▸ Required task:
Using the data below, gather each line that includes the word "React".

▸ Material for this task:
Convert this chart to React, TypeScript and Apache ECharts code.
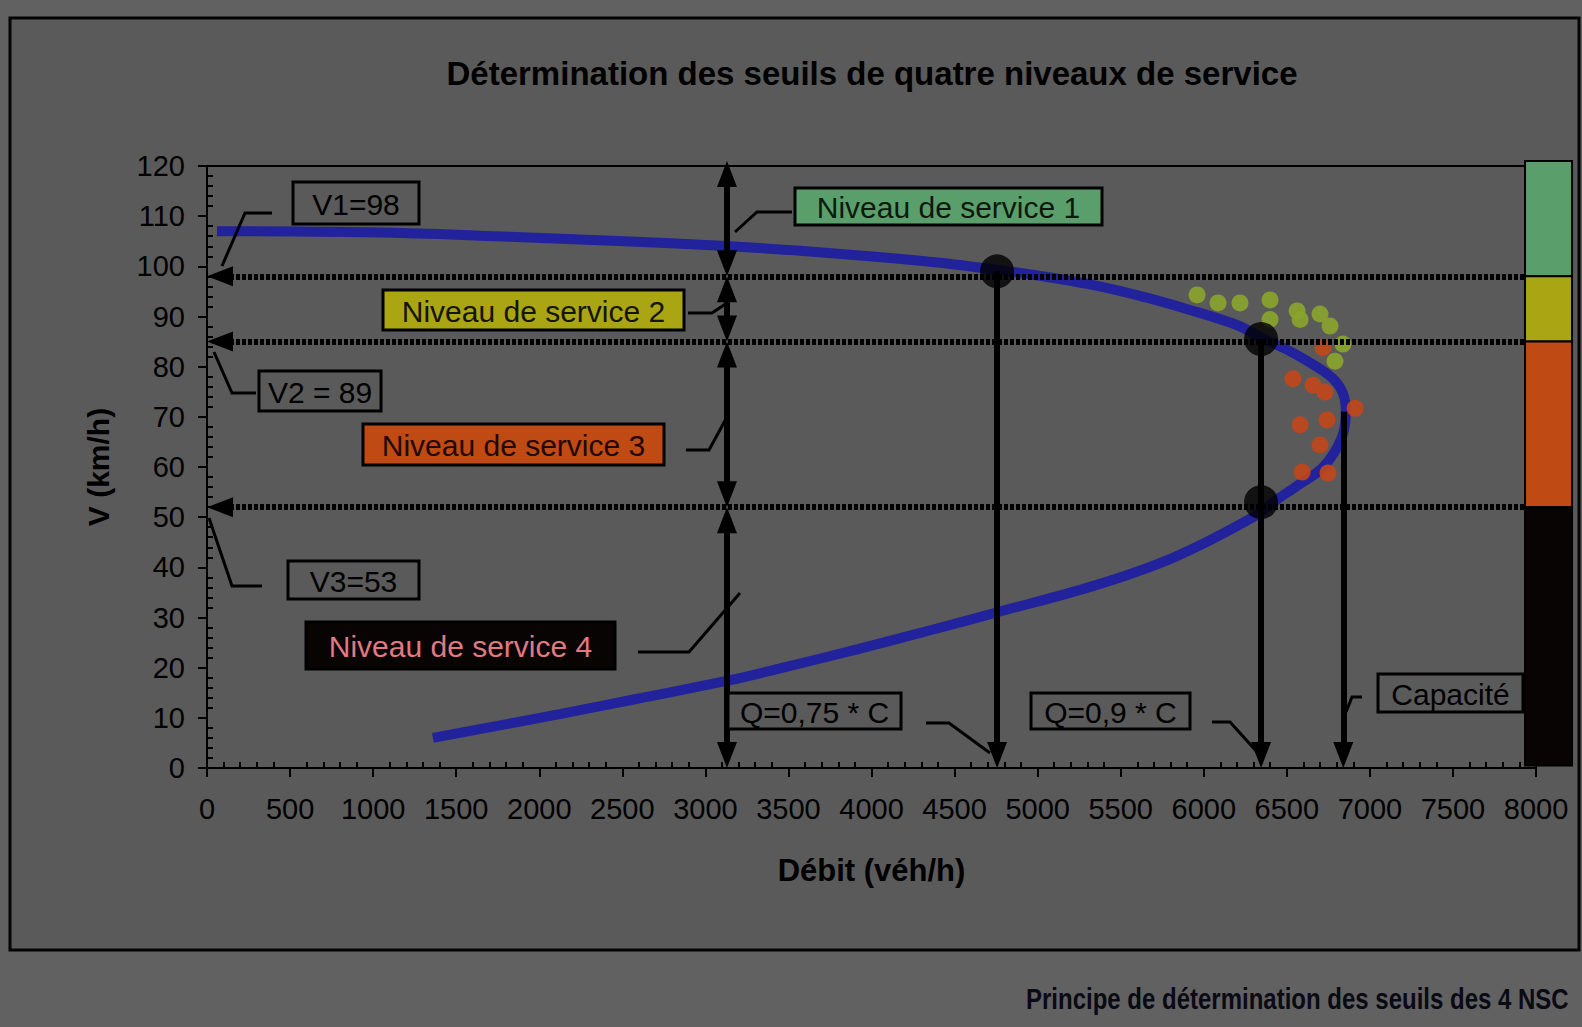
import React, { useEffect, useRef } from 'react';
import * as echarts from 'echarts';

// ---------- data ----------
const curveFlow = [1360, 2130, 2590, 3150, 3443, 3919, 4394, 4774, 5346, 5821, 6297, 6440, 6560, 6720, 6830, 6855, 6840, 6778, 6650, 6500, 6345, 6200, 5917, 5616, 5315, 5014, 4756, 4412, 4060, 3570, 3150, 2440, 1820, 1120, 60];
const curveSpeed = [6, 10.8, 13.8, 17.5, 19.8, 23.7, 27.8, 31.2, 36.4, 42, 50, 53.5, 56.2, 60, 65.8, 71, 74.5, 77.6, 80.6, 83.4, 85.8, 88.3, 91.3, 94.1, 96.4, 98.1, 99.3, 100.7, 101.8, 103.1, 104, 105.1, 105.9, 106.7, 107];

const greenFlow = [5960, 6086, 6218, 6399, 6399, 6562, 6580, 6700, 6760, 6838, 6790];
const greenSpeed = [94.3, 92.7, 92.7, 93.3, 89.4, 91.1, 89.4, 90.5, 88.1, 84.5, 81.1];
const orangeFlow = [6718, 6537, 6658, 6730, 6911, 6580, 6742, 6700, 6592, 6748];
const orangeSpeed = [83.8, 77.6, 76.3, 74.9, 71.7, 68.4, 69.4, 64.4, 59.0, 58.8];

const thresholds = [98, 85, 52];
const levelBounds = [121, 98, 85, 52, 0];
const serviceBands = [[98, 121], [85, 98], [52, 85], [0.5, 52]];
const levelAxisFlow = 3130;
const dotFlow = [4756, 6345, 6345];
const dotSpeed = [99, 85.5, 53];
const dropFlow = [4756, 6345, 6840];
const dropSpeed = [99, 85.5, 71];

const xMin = 0, xMax = 8000, xStep = 500;
const yMin = 0, yMax = 120, yStep = 10;

// ---------- layout / style ----------
const W = 1582, H = 1027;
const GRID = { left: 207, top: 166, width: 1329, height: 602 };
const BAR_FLOW = [7934, 8217];
const FONT = '"Liberation Sans", Arial, Helvetica, sans-serif';
const BG_OUT = '#616161';
const BG_IN = '#5a5a5a';
const bandColors = ['#5a9e6c', '#aaa512', '#c04a14', '#080404'];
const ARROW_W = 20, ARROW_L = 26;

const boxes = [
  { text: 'V1=98', x: 293, y: 182, w: 126, h: 42, fill: BG_IN, color: '#000' },
  { text: 'Niveau de service 1', x: 795, y: 188, w: 307, h: 37, fill: '#5a9e6c', color: '#0c1a0c' },
  { text: 'Niveau de service 2', x: 383, y: 290, w: 301, h: 40, fill: '#aaa512', color: '#141400' },
  { text: 'V2 = 89', x: 259, y: 371, w: 122, h: 40, fill: BG_IN, color: '#000' },
  { text: 'Niveau de service 3', x: 363, y: 424, w: 301, h: 41, fill: '#c04a14', color: '#220800' },
  { text: 'V3=53', x: 288, y: 561, w: 131, h: 38, fill: BG_IN, color: '#000' },
  { text: 'Niveau de service 4', x: 306, y: 622, w: 309, h: 47, fill: '#080404', color: '#e07a80' },
  { text: 'Q=0,75 * C', x: 728, y: 693, w: 173, h: 36, fill: BG_IN, color: '#000' },
  { text: 'Q=0,9 * C', x: 1031, y: 693, w: 159, h: 36, fill: BG_IN, color: '#000' },
  { text: 'Capacité', x: 1378, y: 674, w: 145, h: 38, fill: BG_IN, color: '#000' },
];

const leaders = [
  [[272, 213], [245, 213], [222, 266]],
  [[256, 393], [232, 393], [214, 352]],
  [[262, 586], [232, 586], [209, 518]],
  [[792, 212], [757, 212], [735, 232]],
  [[688, 313], [712, 313], [727, 303]],
  [[686, 450], [709, 450], [727, 417]],
  [[638, 652], [689, 652], [740, 593]],
  [[926, 723], [949, 723], [990, 753]],
  [[1212, 722], [1230, 722], [1258, 753]],
  [[1362, 697], [1352, 697], [1346, 712]],
];

export default function App() {
  const ref = useRef<HTMLDivElement>(null);
  useEffect(() => {
    const chart = echarts.init(ref.current as HTMLDivElement, null, { renderer: 'svg', width: W, height: H });
    const pxPerFlow = GRID.width / (xMax - xMin);
    const pxPerSpeed = GRID.height / (yMax - yMin);
    const insetV = ARROW_L / 2 / pxPerSpeed;
    const insetF = ARROW_L / 2 / pxPerFlow;
    const arrow = { symbol: 'triangle', symbolSize: [ARROW_W, ARROW_L] };
    const solid = { color: '#000', width: 6, type: 'solid' };

    const markData: any[] = [];
    thresholds.forEach((v) => {
      markData.push([
        { coord: [xMax, v], symbol: 'none', lineStyle: { color: '#000', width: 6, type: [4, 2] } },
        { coord: [insetF, v], ...arrow },
      ]);
    });
    for (let i = 0; i < levelBounds.length - 1; i++) {
      markData.push([
        { coord: [levelAxisFlow, levelBounds[i] - insetV], ...arrow, lineStyle: solid },
        { coord: [levelAxisFlow, levelBounds[i + 1] + insetV], ...arrow },
      ]);
    }
    dropFlow.forEach((f, i) => {
      markData.push([
        { coord: [f, dropSpeed[i]], symbol: 'none', lineStyle: solid },
        { coord: [f, insetV], ...arrow },
      ]);
    });

    const graphics: any[] = [
      { type: 'rect', z: -10, shape: { x: 10, y: 18, width: 1569, height: 932 }, style: { fill: BG_IN, stroke: '#050505', lineWidth: 3 } },
      {
        type: 'text', x: 872, y: 73, z: 20,
        style: { text: 'Détermination des seuils de quatre niveaux de service', fontSize: 33, fontWeight: 'bold', fontFamily: FONT, fill: '#000', align: 'center', verticalAlign: 'middle', textAlign: 'center', textVerticalAlign: 'middle' },
      },
      {
        type: 'text', x: 1026, y: 999, z: 20, scaleX: 0.8,
        style: { text: 'Principe de détermination des seuils des 4 NSC', fontSize: 30, fontWeight: 'bold', fontFamily: FONT, fill: '#0a0a14', align: 'left', verticalAlign: 'middle', textAlign: 'left', textVerticalAlign: 'middle' },
      },
    ];
    leaders.forEach((pts) => {
      graphics.push({ type: 'polyline', z: 19, shape: { points: pts }, style: { stroke: '#000', lineWidth: 3, fill: 'none' } });
    });
    boxes.forEach((b) => {
      graphics.push({ type: 'rect', z: 20, shape: { x: b.x, y: b.y, width: b.w, height: b.h }, style: { fill: b.fill, stroke: '#000', lineWidth: 3 } });
      graphics.push({
        type: 'text', z: 21, x: b.x + b.w / 2, y: b.y + b.h / 2 + 1,
        style: { text: b.text, fontSize: 30, fontFamily: FONT, fill: b.color, align: 'center', verticalAlign: 'middle', textAlign: 'center', textVerticalAlign: 'middle' },
      });
    });

    const axisLabel = { color: '#000', fontSize: 29, fontFamily: FONT, formatter: (v: number) => String(v) };
    const axisLine = { show: true, lineStyle: { color: '#000', width: 2 } };
    const tickLine = { color: '#000', width: 2 };

    const option: any = {
      animation: false,
      backgroundColor: BG_OUT,
      grid: { ...GRID, show: true, borderColor: '#000', borderWidth: 2, backgroundColor: 'transparent' },
      xAxis: [
        {
          type: 'value', min: xMin, max: xMax, interval: xStep, position: 'bottom',
          axisLine, axisTick: { show: true, length: 9, lineStyle: tickLine },
          axisLabel: { ...axisLabel, margin: 26 }, splitLine: { show: false },
          name: 'Débit (véh/h)', nameLocation: 'middle', nameGap: 87,
          nameTextStyle: { fontSize: 31, fontWeight: 'bold', color: '#000', fontFamily: FONT },
        },
        {
          type: 'value', min: xMin, max: xMax, interval: xStep, position: 'bottom',
          axisLine: { show: false }, axisTick: { show: false, inside: true }, axisLabel: { show: false }, splitLine: { show: false },
          minorTick: { show: true, splitNumber: 5, length: 6, lineStyle: tickLine },
        },
      ],
      yAxis: [
        {
          type: 'value', min: yMin, max: yMax, interval: yStep, position: 'left',
          axisLine, axisTick: { show: true, length: 9, lineStyle: tickLine },
          axisLabel: { ...axisLabel, margin: 22 }, splitLine: { show: false },
          name: 'V (km/h)', nameLocation: 'middle', nameGap: 94, nameRotate: 90,
          nameTextStyle: { fontSize: 30, fontWeight: 'bold', color: '#000', fontFamily: FONT },
        },
        {
          type: 'value', min: yMin, max: yMax, interval: yStep, position: 'left',
          axisLine: { show: false }, axisTick: { show: false, inside: true }, axisLabel: { show: false }, splitLine: { show: false },
          minorTick: { show: true, splitNumber: 5, length: 6, lineStyle: tickLine },
        },
      ],
      series: [
        {
          name: 'Courbe débit-vitesse', type: 'line', xAxisIndex: 0, yAxisIndex: 0, z: 3,
          data: curveFlow.map((f, i) => [f, curveSpeed[i]]),
          showSymbol: false, smooth: 0.35,
          lineStyle: { color: '#22229c', width: 10 },
        },
        {
          name: 'Mesures NS2', type: 'scatter', xAxisIndex: 0, yAxisIndex: 0, z: 4,
          data: greenFlow.map((f, i) => [f, greenSpeed[i]]),
          symbolSize: 17, itemStyle: { color: '#8aa42c', opacity: 0.9 },
        },
        {
          name: 'Mesures NS3', type: 'scatter', xAxisIndex: 0, yAxisIndex: 0, z: 4,
          data: orangeFlow.map((f, i) => [f, orangeSpeed[i]]),
          symbolSize: 17, itemStyle: { color: '#c2461a', opacity: 0.9 },
        },
        {
          name: 'Seuils', type: 'scatter', xAxisIndex: 0, yAxisIndex: 0, z: 6,
          data: dotFlow.map((f, i) => [f, dotSpeed[i]]),
          symbolSize: 34, itemStyle: { color: '#000' },
          markLine: {
            silent: true, animation: false, z: 5,
            symbol: ['none', 'none'],
            label: { show: false },
            lineStyle: { color: '#000', width: 6, type: 'solid' },
            emphasis: { disabled: true },
            data: markData,
          },
        },
        {
          name: 'Niveaux', type: 'custom', xAxisIndex: 0, yAxisIndex: 0, z: 10, silent: true, clip: false,
          data: serviceBands.map((b, i) => [b[0], b[1], i]),
          renderItem: (_params: any, api: any) => {
            const lo = api.value(0), hi = api.value(1), idx = api.value(2);
            const p0 = api.coord([BAR_FLOW[0], hi]);
            const p1 = api.coord([BAR_FLOW[1], lo]);
            return {
              type: 'rect',
              shape: { x: p0[0], y: p0[1], width: p1[0] - p0[0], height: p1[1] - p0[1] },
              style: { fill: bandColors[idx], stroke: '#000', lineWidth: 2 },
            };
          },
        },
      ],
      graphic: graphics,
    };
    chart.setOption(option);
    return () => chart.dispose();
  }, []);
  return <div ref={ref} style={{ position: 'absolute', left: 0, top: 0, width: W, height: H }} />;
}
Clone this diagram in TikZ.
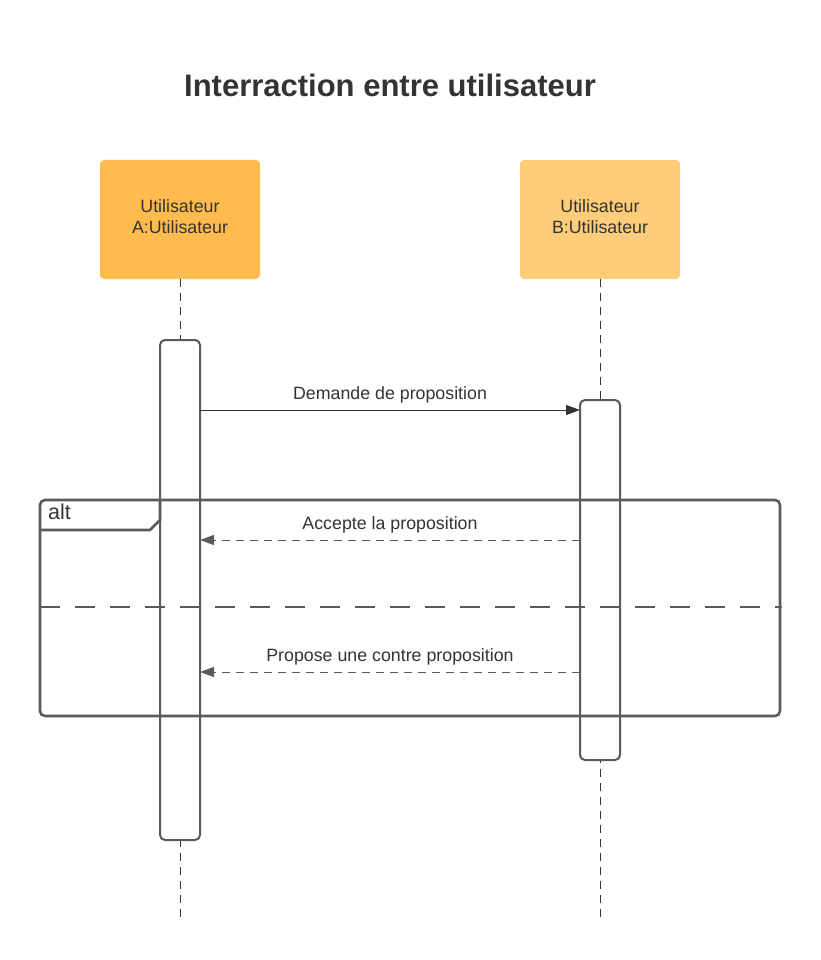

▸ Response:
Convert this chart to React, TypeScript and Apache ECharts code.
import React, { useEffect, useRef } from 'react';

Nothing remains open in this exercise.